New Delhi should join hands with Beijing to “resolutely” promote democratisation and legalisation of international relations, stated Ji Rong, a spokesperson with the Chinese embassy in India, on Monday amid raging border tensions in the eastern Ladakh region. Ji said that India is an emerging economy and as such adheres to strategic independence.
“China and India should resolutely oppose any act of reversing the wheel of history, firmly resist hegemonism & power politics,” Rong said on Monday, in a series of tweets mentioning that Beijing is committed to finding a new path of peaceful development and win-win cooperation with other countries.
The statement comes against the backdrop of an increased level of India-US cooperation, including naval exercises near the choke point of the Strait of Malacca, a shipping line in the Indian Ocean Region through which 80 percent of China's energy imports pass.
Ji stated in a series of tweets how Beijing has been an upholder of international order and a practitioner of international fairness and justice.
“Some US politicians always view China with Cold-War mentality instigating containment, ideological confrontation and anti-China clique. US kept turning away from international treaties and organizations and selectively applied international law. International community knows who is real trouble-maker and threat,” Ji added, at the time when Pompeo identified China as the "main rival" of the US, and accused Beijing of taking advantage over trade, and pursuing illegal maritime claims in the South China Sea.

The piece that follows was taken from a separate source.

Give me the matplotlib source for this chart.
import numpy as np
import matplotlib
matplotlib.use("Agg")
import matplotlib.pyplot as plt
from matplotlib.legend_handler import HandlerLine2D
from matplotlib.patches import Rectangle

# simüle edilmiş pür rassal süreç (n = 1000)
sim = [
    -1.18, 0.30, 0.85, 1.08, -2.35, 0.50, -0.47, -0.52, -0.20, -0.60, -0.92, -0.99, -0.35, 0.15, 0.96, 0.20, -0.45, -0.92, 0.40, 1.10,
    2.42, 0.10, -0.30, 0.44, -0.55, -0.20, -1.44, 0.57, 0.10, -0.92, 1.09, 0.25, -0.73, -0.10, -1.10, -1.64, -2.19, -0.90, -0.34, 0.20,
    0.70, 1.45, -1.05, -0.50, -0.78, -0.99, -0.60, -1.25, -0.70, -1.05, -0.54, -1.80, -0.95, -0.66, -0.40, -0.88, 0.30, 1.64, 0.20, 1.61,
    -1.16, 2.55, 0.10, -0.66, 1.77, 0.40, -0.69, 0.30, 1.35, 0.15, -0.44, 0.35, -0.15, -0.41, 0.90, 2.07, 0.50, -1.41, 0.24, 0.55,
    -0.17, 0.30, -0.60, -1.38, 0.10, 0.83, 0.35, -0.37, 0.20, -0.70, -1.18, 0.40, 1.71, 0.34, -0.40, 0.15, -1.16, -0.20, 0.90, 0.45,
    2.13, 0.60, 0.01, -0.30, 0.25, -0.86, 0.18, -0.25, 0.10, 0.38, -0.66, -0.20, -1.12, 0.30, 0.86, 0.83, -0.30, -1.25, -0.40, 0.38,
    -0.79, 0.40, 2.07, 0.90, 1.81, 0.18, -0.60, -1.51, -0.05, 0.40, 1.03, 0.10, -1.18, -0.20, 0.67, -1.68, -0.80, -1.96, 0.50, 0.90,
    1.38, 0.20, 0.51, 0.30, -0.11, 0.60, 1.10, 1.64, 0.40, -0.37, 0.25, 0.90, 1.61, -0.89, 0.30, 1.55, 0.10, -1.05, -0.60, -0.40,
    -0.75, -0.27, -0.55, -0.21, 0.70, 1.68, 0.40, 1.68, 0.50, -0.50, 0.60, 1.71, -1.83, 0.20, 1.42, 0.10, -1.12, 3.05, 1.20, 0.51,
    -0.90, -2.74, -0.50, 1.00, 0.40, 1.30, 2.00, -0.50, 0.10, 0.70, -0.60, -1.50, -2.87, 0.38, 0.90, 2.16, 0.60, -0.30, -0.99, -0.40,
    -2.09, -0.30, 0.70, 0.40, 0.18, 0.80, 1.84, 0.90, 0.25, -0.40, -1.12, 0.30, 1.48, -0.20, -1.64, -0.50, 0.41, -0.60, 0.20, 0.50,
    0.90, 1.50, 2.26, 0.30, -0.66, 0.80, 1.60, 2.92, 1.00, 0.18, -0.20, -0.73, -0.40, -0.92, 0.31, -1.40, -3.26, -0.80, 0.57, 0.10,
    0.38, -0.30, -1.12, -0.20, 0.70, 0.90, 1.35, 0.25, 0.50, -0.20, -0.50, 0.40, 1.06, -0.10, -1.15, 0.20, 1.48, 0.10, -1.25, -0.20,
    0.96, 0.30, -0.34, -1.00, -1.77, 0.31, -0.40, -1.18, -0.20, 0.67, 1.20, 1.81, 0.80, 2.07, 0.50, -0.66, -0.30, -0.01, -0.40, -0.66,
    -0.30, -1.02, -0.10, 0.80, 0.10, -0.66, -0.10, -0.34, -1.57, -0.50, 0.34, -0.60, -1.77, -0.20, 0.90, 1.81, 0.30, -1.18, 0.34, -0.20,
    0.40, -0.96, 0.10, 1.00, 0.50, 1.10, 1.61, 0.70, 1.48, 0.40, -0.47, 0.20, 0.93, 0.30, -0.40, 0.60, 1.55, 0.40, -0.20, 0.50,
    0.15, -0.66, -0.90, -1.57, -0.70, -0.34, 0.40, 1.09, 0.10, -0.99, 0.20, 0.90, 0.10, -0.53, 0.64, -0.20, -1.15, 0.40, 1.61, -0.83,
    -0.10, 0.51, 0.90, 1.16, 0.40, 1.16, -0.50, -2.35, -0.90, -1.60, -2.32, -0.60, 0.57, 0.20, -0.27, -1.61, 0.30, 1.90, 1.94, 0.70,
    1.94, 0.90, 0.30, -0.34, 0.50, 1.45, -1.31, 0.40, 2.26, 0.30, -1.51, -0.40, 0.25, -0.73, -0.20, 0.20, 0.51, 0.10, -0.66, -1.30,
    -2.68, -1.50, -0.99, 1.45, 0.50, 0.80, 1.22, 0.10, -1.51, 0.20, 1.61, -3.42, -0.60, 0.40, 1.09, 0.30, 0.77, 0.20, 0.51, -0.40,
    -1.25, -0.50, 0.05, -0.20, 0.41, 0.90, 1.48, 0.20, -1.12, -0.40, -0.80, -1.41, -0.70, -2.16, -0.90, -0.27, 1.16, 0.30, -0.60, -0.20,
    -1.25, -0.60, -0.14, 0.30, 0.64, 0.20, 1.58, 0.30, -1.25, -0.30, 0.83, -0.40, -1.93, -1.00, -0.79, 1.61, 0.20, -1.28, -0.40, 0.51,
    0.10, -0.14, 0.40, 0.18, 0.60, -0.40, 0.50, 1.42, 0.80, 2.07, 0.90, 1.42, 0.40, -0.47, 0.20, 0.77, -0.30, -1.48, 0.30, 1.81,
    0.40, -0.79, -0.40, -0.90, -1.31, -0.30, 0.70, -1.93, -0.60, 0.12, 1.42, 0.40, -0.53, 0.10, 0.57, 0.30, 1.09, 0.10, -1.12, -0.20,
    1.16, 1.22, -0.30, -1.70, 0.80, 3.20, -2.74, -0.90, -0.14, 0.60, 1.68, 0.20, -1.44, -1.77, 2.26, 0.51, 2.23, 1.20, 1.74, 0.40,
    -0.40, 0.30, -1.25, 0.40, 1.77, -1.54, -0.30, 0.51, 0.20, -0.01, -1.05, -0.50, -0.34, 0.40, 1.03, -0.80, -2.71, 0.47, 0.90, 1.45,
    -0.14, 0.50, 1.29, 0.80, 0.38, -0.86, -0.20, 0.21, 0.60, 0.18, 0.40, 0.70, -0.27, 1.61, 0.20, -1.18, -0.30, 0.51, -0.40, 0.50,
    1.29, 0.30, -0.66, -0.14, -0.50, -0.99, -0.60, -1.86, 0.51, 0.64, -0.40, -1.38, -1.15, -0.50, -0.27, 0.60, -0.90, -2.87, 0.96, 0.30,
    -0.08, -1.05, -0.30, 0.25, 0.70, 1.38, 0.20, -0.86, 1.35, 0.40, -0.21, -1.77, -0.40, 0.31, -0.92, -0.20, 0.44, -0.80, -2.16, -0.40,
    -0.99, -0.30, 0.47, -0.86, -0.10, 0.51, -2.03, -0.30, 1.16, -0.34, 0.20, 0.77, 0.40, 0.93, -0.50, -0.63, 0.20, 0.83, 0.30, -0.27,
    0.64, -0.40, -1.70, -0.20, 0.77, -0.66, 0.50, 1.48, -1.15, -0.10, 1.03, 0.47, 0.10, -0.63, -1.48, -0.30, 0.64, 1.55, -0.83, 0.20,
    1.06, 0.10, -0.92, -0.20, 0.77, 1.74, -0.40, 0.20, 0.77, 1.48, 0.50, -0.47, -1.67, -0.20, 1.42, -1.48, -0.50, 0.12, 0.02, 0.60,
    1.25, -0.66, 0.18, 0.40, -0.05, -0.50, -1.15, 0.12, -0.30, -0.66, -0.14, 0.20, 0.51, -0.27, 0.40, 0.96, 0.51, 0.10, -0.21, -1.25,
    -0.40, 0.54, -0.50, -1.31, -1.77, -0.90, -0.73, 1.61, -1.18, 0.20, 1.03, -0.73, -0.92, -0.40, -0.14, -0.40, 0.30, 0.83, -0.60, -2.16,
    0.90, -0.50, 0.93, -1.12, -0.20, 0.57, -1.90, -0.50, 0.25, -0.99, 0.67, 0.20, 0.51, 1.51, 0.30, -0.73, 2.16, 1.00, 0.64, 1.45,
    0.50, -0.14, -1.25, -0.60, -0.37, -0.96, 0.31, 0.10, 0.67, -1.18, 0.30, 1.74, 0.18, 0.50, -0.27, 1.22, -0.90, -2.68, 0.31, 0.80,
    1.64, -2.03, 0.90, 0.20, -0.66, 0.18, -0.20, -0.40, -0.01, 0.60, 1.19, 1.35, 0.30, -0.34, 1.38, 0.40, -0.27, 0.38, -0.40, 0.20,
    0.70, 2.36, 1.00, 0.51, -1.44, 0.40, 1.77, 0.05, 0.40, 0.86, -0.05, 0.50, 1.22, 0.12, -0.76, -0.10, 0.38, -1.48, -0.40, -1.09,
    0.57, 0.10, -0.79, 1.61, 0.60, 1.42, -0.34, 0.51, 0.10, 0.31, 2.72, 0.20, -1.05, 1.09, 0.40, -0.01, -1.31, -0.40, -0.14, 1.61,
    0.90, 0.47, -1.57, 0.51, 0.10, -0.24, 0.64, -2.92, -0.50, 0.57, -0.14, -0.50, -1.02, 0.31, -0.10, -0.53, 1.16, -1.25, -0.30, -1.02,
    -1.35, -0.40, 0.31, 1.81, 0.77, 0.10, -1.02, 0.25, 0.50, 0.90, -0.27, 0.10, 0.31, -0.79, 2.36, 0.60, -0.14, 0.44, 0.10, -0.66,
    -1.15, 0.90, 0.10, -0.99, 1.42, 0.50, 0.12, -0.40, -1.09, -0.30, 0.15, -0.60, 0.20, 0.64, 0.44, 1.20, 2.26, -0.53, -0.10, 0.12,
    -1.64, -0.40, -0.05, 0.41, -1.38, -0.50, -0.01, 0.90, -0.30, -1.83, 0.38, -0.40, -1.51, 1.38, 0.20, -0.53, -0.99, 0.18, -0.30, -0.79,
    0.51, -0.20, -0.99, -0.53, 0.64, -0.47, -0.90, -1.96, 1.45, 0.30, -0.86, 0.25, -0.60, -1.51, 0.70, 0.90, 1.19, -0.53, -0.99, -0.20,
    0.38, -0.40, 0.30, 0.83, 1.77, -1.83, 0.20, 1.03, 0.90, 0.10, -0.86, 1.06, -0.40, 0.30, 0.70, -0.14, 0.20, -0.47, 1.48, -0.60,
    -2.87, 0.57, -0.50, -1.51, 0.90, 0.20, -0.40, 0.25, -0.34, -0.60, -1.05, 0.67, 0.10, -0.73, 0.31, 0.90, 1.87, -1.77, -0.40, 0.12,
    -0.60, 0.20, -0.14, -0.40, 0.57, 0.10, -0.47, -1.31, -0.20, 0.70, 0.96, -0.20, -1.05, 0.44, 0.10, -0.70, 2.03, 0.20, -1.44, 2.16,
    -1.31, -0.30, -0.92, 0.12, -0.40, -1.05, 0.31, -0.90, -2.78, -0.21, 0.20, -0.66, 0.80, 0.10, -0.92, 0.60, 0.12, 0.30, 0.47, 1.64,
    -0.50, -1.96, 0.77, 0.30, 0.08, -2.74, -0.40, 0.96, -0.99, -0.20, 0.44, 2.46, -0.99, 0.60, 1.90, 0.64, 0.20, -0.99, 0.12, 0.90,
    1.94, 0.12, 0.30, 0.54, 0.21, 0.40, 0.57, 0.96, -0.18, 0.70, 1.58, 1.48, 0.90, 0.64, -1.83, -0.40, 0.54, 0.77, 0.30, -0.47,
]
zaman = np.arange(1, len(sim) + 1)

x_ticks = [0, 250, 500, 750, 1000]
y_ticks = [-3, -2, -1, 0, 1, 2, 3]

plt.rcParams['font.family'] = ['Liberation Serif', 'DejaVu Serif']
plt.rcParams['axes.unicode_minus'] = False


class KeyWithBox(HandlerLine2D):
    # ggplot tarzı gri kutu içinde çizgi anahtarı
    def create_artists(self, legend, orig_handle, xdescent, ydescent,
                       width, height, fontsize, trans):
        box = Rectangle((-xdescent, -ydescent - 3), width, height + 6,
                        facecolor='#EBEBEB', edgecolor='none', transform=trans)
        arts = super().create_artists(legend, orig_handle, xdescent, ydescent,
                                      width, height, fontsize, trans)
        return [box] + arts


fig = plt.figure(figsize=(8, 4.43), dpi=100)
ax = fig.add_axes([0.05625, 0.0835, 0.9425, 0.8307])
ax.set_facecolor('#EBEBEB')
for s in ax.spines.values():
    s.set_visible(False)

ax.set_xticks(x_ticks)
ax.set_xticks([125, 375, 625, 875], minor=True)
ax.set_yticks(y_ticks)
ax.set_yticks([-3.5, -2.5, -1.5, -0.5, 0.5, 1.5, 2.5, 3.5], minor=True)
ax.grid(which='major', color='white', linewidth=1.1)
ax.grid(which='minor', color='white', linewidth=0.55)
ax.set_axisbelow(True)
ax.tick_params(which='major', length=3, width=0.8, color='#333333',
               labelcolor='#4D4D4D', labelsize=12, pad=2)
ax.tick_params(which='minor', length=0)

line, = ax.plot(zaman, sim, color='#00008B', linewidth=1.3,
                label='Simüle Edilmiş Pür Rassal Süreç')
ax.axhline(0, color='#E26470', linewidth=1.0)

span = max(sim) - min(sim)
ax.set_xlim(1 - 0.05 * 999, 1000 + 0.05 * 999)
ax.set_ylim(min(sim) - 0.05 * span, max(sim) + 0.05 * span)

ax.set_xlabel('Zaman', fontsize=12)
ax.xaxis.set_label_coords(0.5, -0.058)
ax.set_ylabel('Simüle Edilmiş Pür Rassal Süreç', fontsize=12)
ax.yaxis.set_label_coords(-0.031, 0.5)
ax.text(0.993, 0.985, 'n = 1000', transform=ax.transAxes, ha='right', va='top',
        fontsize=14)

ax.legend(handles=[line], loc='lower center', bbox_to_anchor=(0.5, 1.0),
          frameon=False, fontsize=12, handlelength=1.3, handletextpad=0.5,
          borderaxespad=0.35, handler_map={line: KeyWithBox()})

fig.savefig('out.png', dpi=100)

2/3 #China has all along been an upholder of intl order & practitioner of intl fairness & justice. Instead of seeking hegemony when growing stronger, #China is firmly committed to finding a new path of peaceful development & win-win cooperation with other countries.
— Ji Rong (@ChinaSpox_India) July 27, 2020
Last week, Pompeo, during a press conference in London, announced the aspirations of the Trump administration to build a coalition of countries that would push China to change its political behavior.
“We hope we can build out a coalition that understands the threat and will work collectively to convince the Chinese Communist Party that it is not in their best interest to engage in this kind of behaviour,” Pompeo said in London, cited by Reuters.
However, the Indian External Affairs Minister, S Jaishankar, suggested that the US go beyond mere alliances, advising that the Tru,p administration learn to work in a multilateral world.
"I think the US really has to learn to work with a more multipolar world with more plurilateral arrangements, go beyond the alliance with which it has grown up in the last two generations," Jaishankar said in a virtual conference organised by the US-India Business Council a few days after the Pompeo announcement.
The Chinese envoy’s statement comes at a time when Beijing and New Delhi are still negotiating disengagement along the 4,057km Line of Actual Control in the Himalayas.